If you’re concerned about gingival hyperplasia, it’s a great idea to speak with your medical or dental professional for their expert insight. Because this overgrowth has several underlying causes that produce similar symptoms, it isn’t easy to properly diagnose yourself.

It’s best to leave diagnosis and treatment up to the pros in most cases, and gingival hyperplasia is no exception. Because some of the causes are potentially concerning health conditions in their own right, you can set yourself up for success by identifying any underlying problems.

Even if you already know the cause of your gum overgrowth, its presence could highlight the fact that your treatment regimen needs modification or updating. This can help avoid side effects or adverse outcomes, ensuring that you’re as comfortable and healthy as possible.

To diagnose your gingival hyperplasia, your medical or dental professional may:

  • Collect your full medical history and ask what medications you currently take.
  • Perform an oral exam.
  • Recommend biopsy of the affected tissue or other tests like a blood panel.

Gingival Hyperplasia Treatment and Care

The proper treatment for the overgrowth of your gums will vary depending on its severity and the underlying cause. If the gum tissue impedes proper chewing or cleaning or is otherwise concerning, your dental or medical professional may recommend removing your gum tissue (a procedure known as gingivectomy). They may also recommend a professional cleaning to remove plaque that has hardened into tartar and can’t be removed on your own.

If your medication is causing your hyperplasia, it's never a good idea to stop a prescribed medication or change its dosage on your own. Speak with your medical professional about your concerns. In some cases, an alternative medication may be prescribed.

Regardless of the underlying cause of your gingival hyperplasia, it’s crucial to practice proper dental hygiene to avoid developing other dental problems. Your gums may cause food matter to become lodged or make it difficult for you to properly clean your teeth, leading to increased plaque levels.

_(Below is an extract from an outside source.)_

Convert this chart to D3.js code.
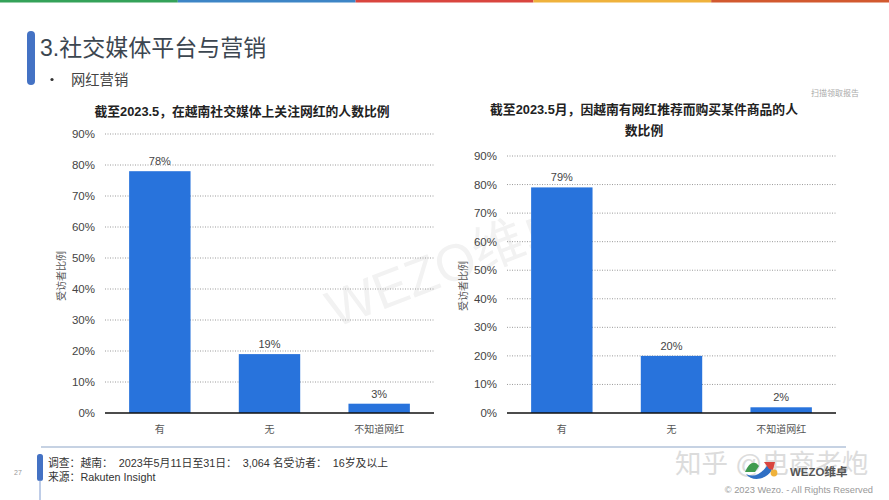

To properly care for your gums, be sure to:

  • Clean between your teeth carefully once a day, using floss, a flossing device, or an interdental brush.
  • Gently brush your teeth twice a day using a soft-bristled toothbrush.
  • Rinse using mouthwash or an antiseptic mouthrinse.
  • Consume a balanced, healthy diet that’s low in sugary or acidic items.
  • Avoid smoking and tobacco products.
  • Visit your dental professional at least every six months to prevent associated dental problems.

Gingival hyperplasia has a range of underlying causes, which will influence the treatment you need. Consulting your dental or medical professional is vital to find the best course of action for your specific situation, improve your current health, and prevent future dental or medical problems. Make an appointment now to discuss any concerns about gum overgrowth or oral health.